The Dark Knight (Christopher Nolan, 2008)

I was not one of those who flipped for Christopher Nolan’s Batman Begins: as I said in a brief write-up at the time, I thought it was poorly shot and thematically muddled. But the more serious problem was just that it was too not fun. That, of course, was supposed to be the point: Nolan was taking us back to a dark version of the Batman character after the more comic bookish 80s and 90s movie version (although I can remember when Burton’s 1989 take was considered the return to a dark take on the character). However, while I applaud the concept of taking a genre project seriously, part of doing a serious superhero film is that you have to make the superhero side of the equation work also. In Batman Begins, Nolan and his co-screenwriter David S. Goyer dropped that ball through their determination to make Batman plausible as something other than a genre conceit. There was a feeling that they were ticking off explanations for things the audiences would have taken for granted: look – it kind of makes sense that he has all these gadgets, because the Wayne foundation has this big R&D branch! Look – here’s an explanation of how he can use his cape to fly! Look – here he is putting together his damn suit! We didn’t need to see that stuff, and by seeming simultaneously apologetic about Batman’s ridiculousness, while at the same time trying to make the most earnest Batman movie ever, I think Nolan came across as a little foolish. A Batman film can explore serious themes, sure, but at the end of the day it is still, as Jaime Weinman put it, about “a rich kid with no powers who decides to avenge his parents by fighting crime in a bat suit.” The best way to sell that kind of idea is to relax and have fun with it, and on that score I don’t think Batman Begins worked very well at all.

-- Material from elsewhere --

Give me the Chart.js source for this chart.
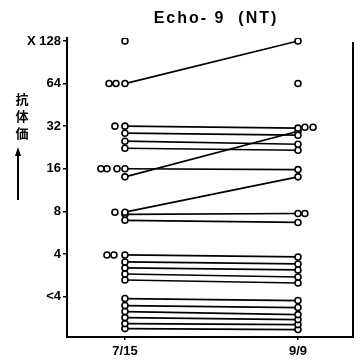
<!DOCTYPE html>
<html>
<head>
<meta charset="utf-8">
<script src="https://cdn.jsdelivr.net/npm/chart.js@4.4.0/dist/chart.umd.min.js"></script>
<style>
html, body { margin: 0; padding: 0; background: #fff; }
</style>
</head>
<body>
<canvas id="myChart" width="364" height="361"></canvas>
<script>
'use strict';

var dates = ['7/15', '9/9'];
var titerLabels = ['<4', '4', '8', '16', '32', '64', 'X 128'];
var titleText = 'Echo- 9  (NT)';
var axisText = ['抗', '体', '価'];

// paired sera, titre in log2 steps (<4 = 1 ... 128 = 7), small offsets keep ties apart
var titreJul = [6, 5, 4.835, 4.647, 4.482, 4, 3.81, 2.98, 2.93, 2.79,
                1.976, 1.812, 1.671, 1.529, 1.388,
                0.953, 0.788, 0.647, 0.506, 0.365, 0.247];
var titreSep = [7, 4.953, 4.788, 4.576, 4.435, 3.98, 4.88, 3.81, 2.95, 2.74,
                1.929, 1.765, 1.624, 1.459, 1.318,
                0.906, 0.741, 0.576, 0.459, 0.341, 0.224];

// single sera, drawn beside the columns
var singleJulX = [0, -0.092, -0.052, -0.058, -0.139, -0.104, -0.046, -0.058, -0.104, -0.064];
var singleJulY = [7, 6, 6, 5, 4, 4, 4, 2.98, 1.976, 1.976];
var singleSepX = [1, 1.04, 1.087, 1.04];
var singleSepY = [6, 4.976, 4.976, 2.95];

var datasets = [];
for (var i = 0; i < titreJul.length; i++) {
    datasets.push({
        data: [{x: 0, y: titreJul[i]}, {x: 1, y: titreSep[i]}],
        showLine: true,
        borderColor: '#000',
        borderWidth: 1.7,
        pointRadius: 3,
        pointBackgroundColor: '#fff',
        pointBorderColor: '#000',
        pointBorderWidth: 1.6
    });
}
var singles = [];
for (var j = 0; j < singleJulX.length; j++) singles.push({x: singleJulX[j], y: singleJulY[j]});
for (var k = 0; k < singleSepX.length; k++) singles.push({x: singleSepX[k], y: singleSepY[k]});
datasets.push({
    data: singles,
    showLine: false,
    pointRadius: 3,
    pointBackgroundColor: '#fff',
    pointBorderColor: '#000',
    pointBorderWidth: 1.6
});

var decorations = {
    id: 'decorations',
    afterDraw: function (chart) {
        var ctx = chart.ctx, area = chart.chartArea;
        ctx.save();
        ctx.fillStyle = '#000';
        ctx.strokeStyle = '#000';
        // right frame line
        ctx.lineWidth = 2;
        ctx.beginPath();
        ctx.moveTo(area.right, area.top + 4);
        ctx.lineTo(area.right, area.bottom + 1);
        ctx.stroke();
        // title
        ctx.font = 'bold 16px "Liberation Sans"';
        ctx.letterSpacing = '2px';
        ctx.textAlign = 'center';
        ctx.textBaseline = 'middle';
        ctx.fillText(titleText, (area.left + area.right) / 2 + 6, 19);
        ctx.letterSpacing = '0px';
        // vertical axis name with arrow
        ctx.font = 'bold 13px "Noto Sans CJK JP"';
        for (var n = 0; n < axisText.length; n++) {
            ctx.fillText(axisText[n], 22, 99 + n * 17);
        }
        ctx.lineWidth = 2;
        ctx.beginPath();
        ctx.moveTo(18, 200);
        ctx.lineTo(18, 152);
        ctx.stroke();
        ctx.beginPath();
        ctx.moveTo(18, 147);
        ctx.lineTo(15, 156);
        ctx.lineTo(21, 156);
        ctx.closePath();
        ctx.fill();
        ctx.restore();
    }
};

var config = {
    type: 'scatter',
    data: { datasets: datasets },
    options: {
        responsive: false,
        animation: false,
        layout: { padding: { top: 38, right: 11, bottom: 0, left: 0 } },
        plugins: {
            legend: { display: false },
            tooltip: { enabled: false }
        },
        scales: {
            x: {
                type: 'linear',
                min: -0.335,
                max: 1.318,
                afterBuildTicks: function (scale) { scale.ticks = [{value: 0}, {value: 1}]; },
                afterFit: function (scale) { scale.height = 24; },
                ticks: {
                    callback: function (v) { return dates[v]; },
                    color: '#000',
                    padding: 4,
                    font: { family: 'Liberation Sans', size: 13, weight: 'bold' }
                },
                grid: { drawOnChartArea: false, tickLength: 3, color: '#000', lineWidth: 1.5 },
                border: { display: true, color: '#000', width: 2 }
            },
            y: {
                type: 'linear',
                min: 0.05,
                max: 7.07,
                afterBuildTicks: function (scale) {
                    scale.ticks = [1, 2, 3, 4, 5, 6, 7].map(function (v) { return {value: v}; });
                },
                afterFit: function (scale) { scale.width = 67; },
                ticks: {
                    callback: function (v) { return titerLabels[v - 1]; },
                    color: '#000',
                    padding: 2,
                    font: { family: 'Liberation Sans', size: 13, weight: 'bold' }
                },
                grid: { drawOnChartArea: false, tickLength: 4, color: '#000', lineWidth: 1.5 },
                border: { display: true, color: '#000', width: 2 }
            }
        }
    },
    plugins: [decorations]
};

var ctx = document.getElementById('myChart').getContext('2d');
window.myChart = new Chart(ctx, config);
</script>
</body>
</html>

By now you have probably heard that Nolan’s sequel The Dark Knight is the ultimate descent into hell for Batman, and you are probably thinking that I would feel it suffered the same problem. It is after all, a very grim film indeed, in which Heath Ledger’s psychotic Joker wreaks widespread havoc and inflicts real and lasting harm to several major characters. Yet, oddly, despite all the carnage that unfolds, The Dark Knight is much more fun than its predecessor. And it’s the nifty trick of making such a dark film so enjoyable that makes it something really worthwhile.